**Supplied data:**

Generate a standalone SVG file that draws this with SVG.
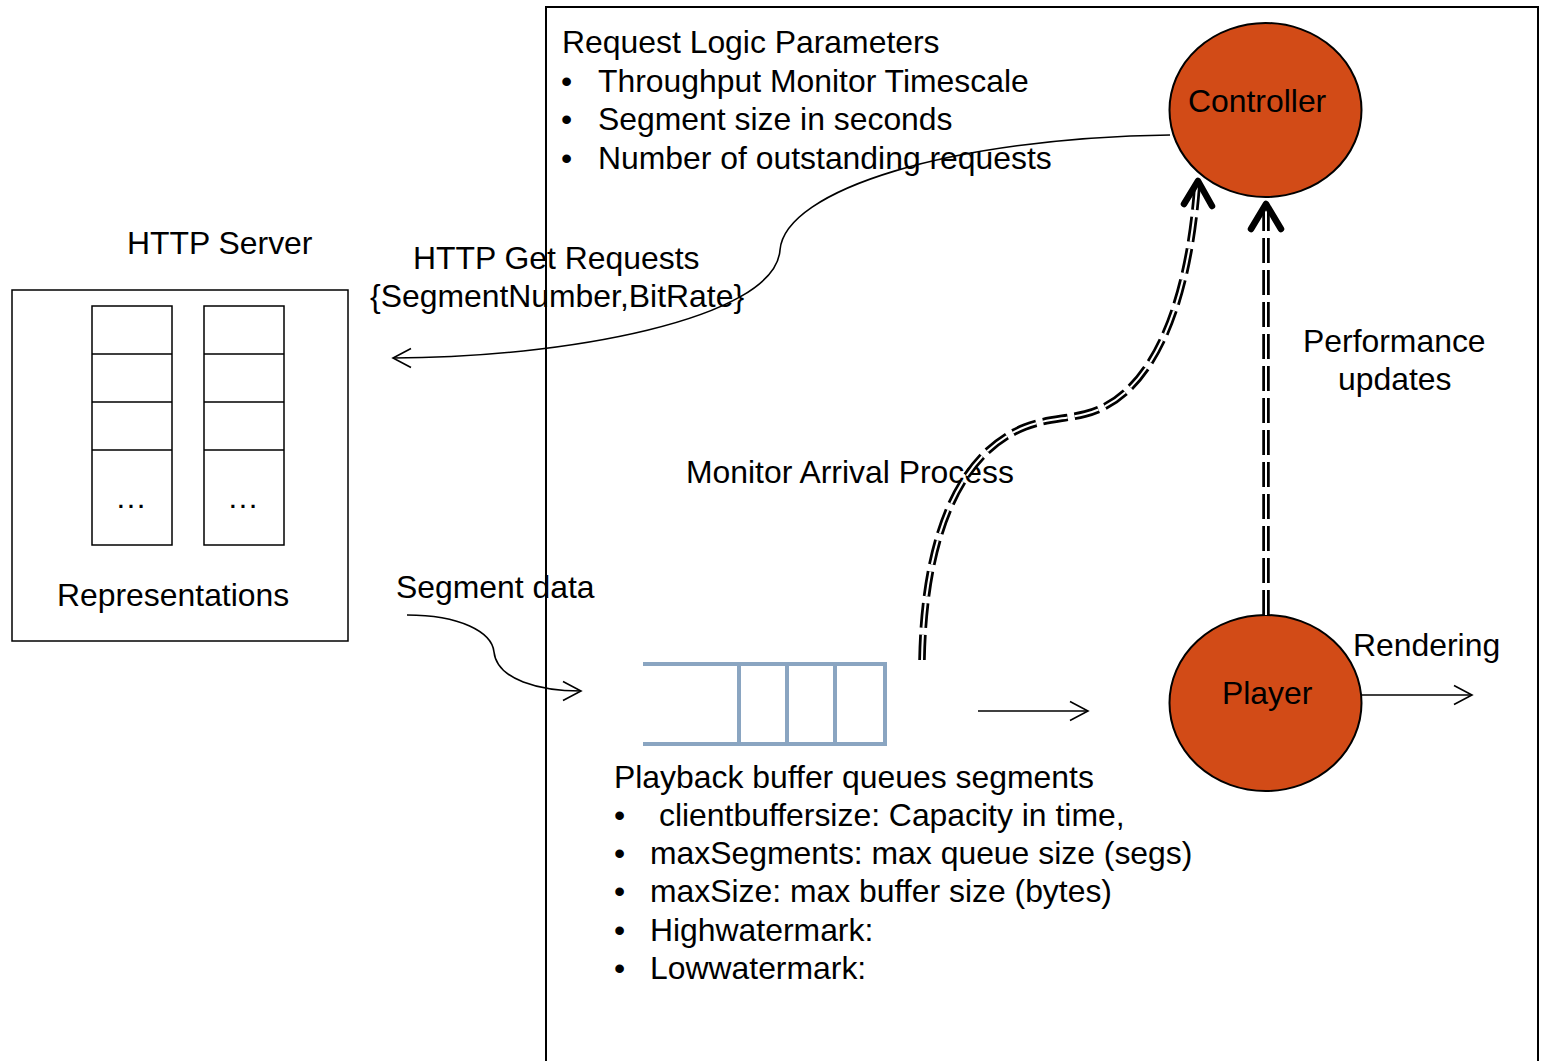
<svg xmlns="http://www.w3.org/2000/svg" width="1543" height="1061" viewBox="0 0 1543 1061">
  <style>
    text { font-family: "Liberation Sans", Arial, sans-serif; font-size: 31.9px; fill: #000; }
    .frame { fill: none; stroke: #000; stroke-width: 2; }
    .thin { fill: none; stroke: #000; stroke-width: 1.5; }
    .node { fill: #d24b17; stroke: #000; stroke-width: 2; }
    .buf { fill: none; stroke: #8aa5c1; stroke-width: 4; }
    .conn { fill: none; stroke: #000; stroke-width: 1.6; }
    .dbl-outer { fill: none; stroke: #000; stroke-width: 7.5; stroke-dasharray: 25 7; }
    .dbl-inner { fill: none; stroke: #fff; stroke-width: 2; stroke-dasharray: 25 7; }
    .chevron { fill: none; stroke: #000; stroke-width: 6.5; stroke-linecap: round; stroke-linejoin: round; }
  </style>
  <defs>
    <marker id="open-arrow" markerUnits="userSpaceOnUse" viewBox="-20 -12 22 24" refX="0" refY="0" markerWidth="22" markerHeight="24" orient="auto">
      <path d="M-18,-9.5 L0,0 L-18,9.5" fill="none" stroke="#000" stroke-width="1.6"/>
    </marker>
  </defs>

  <rect width="1543" height="1061" fill="#fff"/>

  <!-- client frame -->
  <g id="client">
    <rect class="frame" x="546" y="7" width="992" height="1080"/>
    <text x="562" y="53">Request Logic Parameters</text>
    <text x="561" y="91.5">•</text><text x="598" y="91.5">Throughput Monitor Timescale</text>
    <text x="561" y="130">•</text><text x="598" y="130">Segment size in seconds</text>
    <text x="561" y="169">•</text><text x="598" y="169">Number of outstanding requests</text>
  </g>

  <!-- HTTP server with representations -->
  <g id="http-server">
    <text x="127" y="254">HTTP Server</text>
    <rect class="thin" x="12" y="290" width="336" height="351"/>
    <rect class="thin" x="92" y="306" width="80" height="239"/>
    <path class="thin" d="M92,354 H172 M92,402 H172 M92,450 H172"/>
    <rect class="thin" x="204" y="306" width="80" height="239"/>
    <path class="thin" d="M204,354 H284 M204,402 H284 M204,450 H284"/>
    <text x="131" y="508" text-anchor="middle">…</text>
    <text x="243" y="508" text-anchor="middle">…</text>
    <text x="57" y="606">Representations</text>
  </g>

  <!-- playback buffer -->
  <g id="buffer">
    <path class="buf" d="M643,664 H885 V744 H643 M739,664 V744 M787,664 V744 M835,664 V744"/>
    <text x="614" y="788">Playback buffer queues segments</text>
    <text x="614" y="826">•</text><text x="659" y="826">clientbuffersize: Capacity in time,</text>
    <text x="614" y="864">•</text><text x="650" y="864">maxSegments: max queue size (segs)</text>
    <text x="614" y="902">•</text><text x="650" y="902">maxSize: max buffer size (bytes)</text>
    <text x="614" y="941">•</text><text x="650" y="941">Highwatermark:</text>
    <text x="614" y="979">•</text><text x="650" y="979">Lowwatermark:</text>
  </g>

  <g id="controller">
    <ellipse class="node" cx="1265.5" cy="110" rx="96" ry="87"/>
    <text x="1188" y="112">Controller</text>
  </g>

  <g id="player">
    <ellipse class="node" cx="1265.5" cy="703" rx="96" ry="88"/>
    <text x="1222" y="704">Player</text>
  </g>

  <!-- connectors -->
  <g id="connectors">
    <!-- requests to server -->
    <path class="conn" d="M1170,135 C950,138 785,190 780,250 C775,320 560,358 393,358" marker-end="url(#open-arrow)"/>
    <text x="413" y="269">HTTP Get Requests</text>
    <text x="370" y="307">{SegmentNumber,BitRate}</text>

    <!-- segment data into buffer -->
    <path class="conn" d="M407,615 C460,615 492,632 494,652 C497,680 540,691 581,691" marker-end="url(#open-arrow)"/>
    <text x="396" y="598">Segment data</text>

    <!-- buffer to player -->
    <path class="conn" d="M978,711 H1088" marker-end="url(#open-arrow)"/>

    <!-- rendering -->
    <path class="conn" d="M1362,695 H1472" marker-end="url(#open-arrow)"/>
    <text x="1353" y="656">Rendering</text>

    <!-- monitor arrival process (double dashed) -->
    <text x="686" y="483">Monitor Arrival Process</text>
    <path class="dbl-outer" d="M922,660 C924,545 955,455 1025,427 C1045,419 1065,419 1085,414 C1150,398 1188,310 1197,186"/>
    <path class="dbl-inner" d="M922,660 C924,545 955,455 1025,427 C1045,419 1065,419 1085,414 C1150,398 1188,310 1197,186"/>
    <polyline class="chevron" points="1184,204 1198,181 1212,206"/>

    <!-- performance updates (double dashed) -->
    <path class="dbl-outer" d="M1266,615 V206"/>
    <path class="dbl-inner" d="M1266,615 V206"/>
    <polyline class="chevron" points="1251,229 1266,204 1281,229"/>
    <text x="1303" y="352">Performance</text>
    <text x="1338" y="390">updates</text>
  </g>
</svg>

**Stated problem:** Copy the data word for word. Pictures do not go in the copy.

**Result for this task:**
Generate a standalone SVG file that draws this with SVG.
<svg xmlns="http://www.w3.org/2000/svg" width="1543" height="1061" viewBox="0 0 1543 1061">
  <style>
    text { font-family: "Liberation Sans", Arial, sans-serif; font-size: 31.9px; fill: #000; }
    .frame { fill: none; stroke: #000; stroke-width: 2; }
    .thin { fill: none; stroke: #000; stroke-width: 1.5; }
    .node { fill: #d24b17; stroke: #000; stroke-width: 2; }
    .buf { fill: none; stroke: #8aa5c1; stroke-width: 4; }
    .conn { fill: none; stroke: #000; stroke-width: 1.6; }
    .dbl-outer { fill: none; stroke: #000; stroke-width: 7.5; stroke-dasharray: 25 7; }
    .dbl-inner { fill: none; stroke: #fff; stroke-width: 2; stroke-dasharray: 25 7; }
    .chevron { fill: none; stroke: #000; stroke-width: 6.5; stroke-linecap: round; stroke-linejoin: round; }
  </style>
  <defs>
    <marker id="open-arrow" markerUnits="userSpaceOnUse" viewBox="-20 -12 22 24" refX="0" refY="0" markerWidth="22" markerHeight="24" orient="auto">
      <path d="M-18,-9.5 L0,0 L-18,9.5" fill="none" stroke="#000" stroke-width="1.6"/>
    </marker>
  </defs>

  <rect width="1543" height="1061" fill="#fff"/>

  <!-- client frame -->
  <g id="client">
    <rect class="frame" x="546" y="7" width="992" height="1080"/>
    <text x="562" y="53">Request Logic Parameters</text>
    <text x="561" y="91.5">•</text><text x="598" y="91.5">Throughput Monitor Timescale</text>
    <text x="561" y="130">•</text><text x="598" y="130">Segment size in seconds</text>
    <text x="561" y="169">•</text><text x="598" y="169">Number of outstanding requests</text>
  </g>

  <!-- HTTP server with representations -->
  <g id="http-server">
    <text x="127" y="254">HTTP Server</text>
    <rect class="thin" x="12" y="290" width="336" height="351"/>
    <rect class="thin" x="92" y="306" width="80" height="239"/>
    <path class="thin" d="M92,354 H172 M92,402 H172 M92,450 H172"/>
    <rect class="thin" x="204" y="306" width="80" height="239"/>
    <path class="thin" d="M204,354 H284 M204,402 H284 M204,450 H284"/>
    <text x="131" y="508" text-anchor="middle">…</text>
    <text x="243" y="508" text-anchor="middle">…</text>
    <text x="57" y="606">Representations</text>
  </g>

  <!-- playback buffer -->
  <g id="buffer">
    <path class="buf" d="M643,664 H885 V744 H643 M739,664 V744 M787,664 V744 M835,664 V744"/>
    <text x="614" y="788">Playback buffer queues segments</text>
    <text x="614" y="826">•</text><text x="659" y="826">clientbuffersize: Capacity in time,</text>
    <text x="614" y="864">•</text><text x="650" y="864">maxSegments: max queue size (segs)</text>
    <text x="614" y="902">•</text><text x="650" y="902">maxSize: max buffer size (bytes)</text>
    <text x="614" y="941">•</text><text x="650" y="941">Highwatermark:</text>
    <text x="614" y="979">•</text><text x="650" y="979">Lowwatermark:</text>
  </g>

  <g id="controller">
    <ellipse class="node" cx="1265.5" cy="110" rx="96" ry="87"/>
    <text x="1188" y="112">Controller</text>
  </g>

  <g id="player">
    <ellipse class="node" cx="1265.5" cy="703" rx="96" ry="88"/>
    <text x="1222" y="704">Player</text>
  </g>

  <!-- connectors -->
  <g id="connectors">
    <!-- requests to server -->
    <path class="conn" d="M1170,135 C950,138 785,190 780,250 C775,320 560,358 393,358" marker-end="url(#open-arrow)"/>
    <text x="413" y="269">HTTP Get Requests</text>
    <text x="370" y="307">{SegmentNumber,BitRate}</text>

    <!-- segment data into buffer -->
    <path class="conn" d="M407,615 C460,615 492,632 494,652 C497,680 540,691 581,691" marker-end="url(#open-arrow)"/>
    <text x="396" y="598">Segment data</text>

    <!-- buffer to player -->
    <path class="conn" d="M978,711 H1088" marker-end="url(#open-arrow)"/>

    <!-- rendering -->
    <path class="conn" d="M1362,695 H1472" marker-end="url(#open-arrow)"/>
    <text x="1353" y="656">Rendering</text>

    <!-- monitor arrival process (double dashed) -->
    <text x="686" y="483">Monitor Arrival Process</text>
    <path class="dbl-outer" d="M922,660 C924,545 955,455 1025,427 C1045,419 1065,419 1085,414 C1150,398 1188,310 1197,186"/>
    <path class="dbl-inner" d="M922,660 C924,545 955,455 1025,427 C1045,419 1065,419 1085,414 C1150,398 1188,310 1197,186"/>
    <polyline class="chevron" points="1184,204 1198,181 1212,206"/>

    <!-- performance updates (double dashed) -->
    <path class="dbl-outer" d="M1266,615 V206"/>
    <path class="dbl-inner" d="M1266,615 V206"/>
    <polyline class="chevron" points="1251,229 1266,204 1281,229"/>
    <text x="1303" y="352">Performance</text>
    <text x="1338" y="390">updates</text>
  </g>
</svg>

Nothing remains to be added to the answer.